What, then, of the results? In terms of raw data on terrestrial suitability alone, regardless of climate, Devon emerges as the most suitable county; once that data was fuzzified, though, the counties along England’s southeastern coast (Norfolk, Suffolk and Essex) seem more suitable.
Add the climate data, and the picture becomes more nuanced still. In terms of temperature and overall rainfall, Essex, Cambridgeshire, Suffolk and the Isle of Wight look most interesting, with the Isle of Wight also having attractively low June rainfall. Frost risk drops away in coastal locations (and in London), but Norfolk, Suffolk and Cambridgeshire have a marginally lower risk than South-East and Southern England, as do Dorset and Cornwall. Sunshine hours and low levels of inter-annual variability are optimal in coastal zones.
Crunch the whole lot, and what do you get? The answer is a “comprehensive viticulture suitability model for England and Wales” at an intricate scale (50 x 50 m cells).
Top location would be the Isle of Wight – though the island is a statistical outlier in terms of overall size — followed by Suffolk, West Sussex and Essex. Slicing off the top 20 per cent of this suitable land gives you a Champagne-sized zone (33,700 ha) of prime land, with the largest share in Kent, West and East Sussex, Essex and Suffolk. Slice down once again to the top five per cent of that zone, and West Sussex is best placed (911 ha), followed by East Sussex (503 ha), Kent (468 ha), Suffolk (348 ha) and Cornwall (341 ha).
How does all of this relate to existing vineyard plantings?

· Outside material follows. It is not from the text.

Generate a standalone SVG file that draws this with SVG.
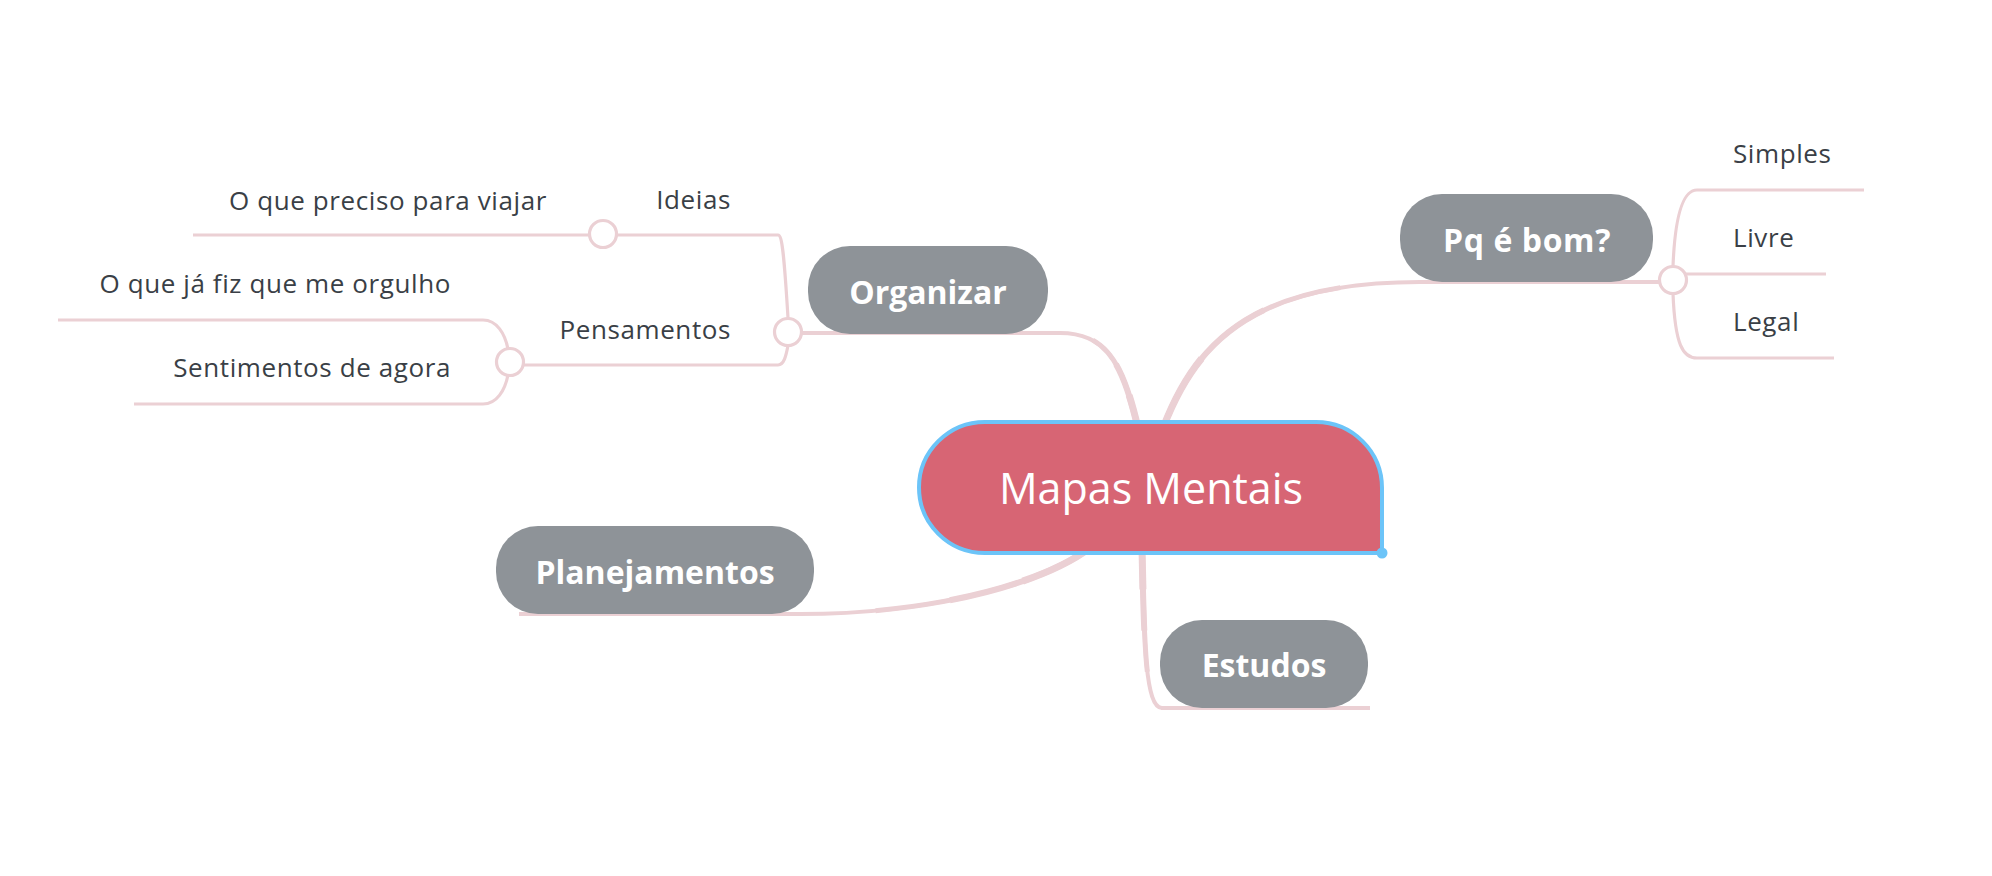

We are, at present, comprehensively adrift of the 33,700 ha identified by the authors: UK plantings have only just crossed the 2,500 ha threshold, with most concentrated in Kent (320 ha), West Sussex (310 ha) and East Sussex (253 ha).
The authors analysed the UK’s 13 largest existing vineyards in detail, and suggest that, when both climatic and terrestrial suitability is taken into account, there may be more than a quarter of a million ha of potential vineyard land ‘with a greater suitability value rating than the highest of the existing 13 largest vineyards in England and Wales’: an astonishing possibility. It was ambition and intuition rather than scientific study, of course, which often led to the planting of existing vineyards.

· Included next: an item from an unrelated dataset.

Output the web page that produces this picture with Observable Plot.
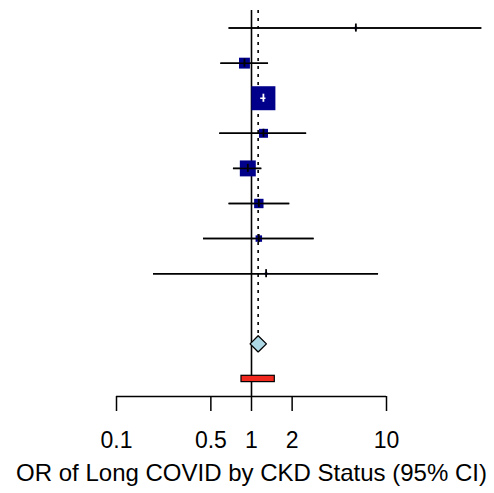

The most striking finding of all concerns the potential of England’s eastern coastal counties. ‘As well as opportunities for expansion within the currently dominant regions of Kent and Sussex,’ the authors suggest, ‘new areas such as Essex and Suffolk in particular, where relatively few vineyards currently exist, have been shown to have highly suitable land, express high degrees of climatic suitability and greater levels of stability from season to season than areas currently populated with vineyards. The lack of viticulture practiced [here] is therefore somewhat surprising and may result from successful cropping in other forms of agriculture or horticulture. However, it could also be partly explained through a prior lack of nationwide suitability analysis and investment momentum regarding establishment of vineyards in the south-east.’
Perhaps – though this is my interpolation — sociological factors are at play here. The ‘posh’ southern counties were where the wine-loving retired military officers, moneyed landowning aristocrats, former stockbrokers and ambitious hedge-fund managers lived or live: the folk who have driven much of English wine creation thus far. This population segment has been thinner on the ground in unpretentious Essex and rural Suffolk – but the truths of terroir will out. If you’re thinking to plant, look east.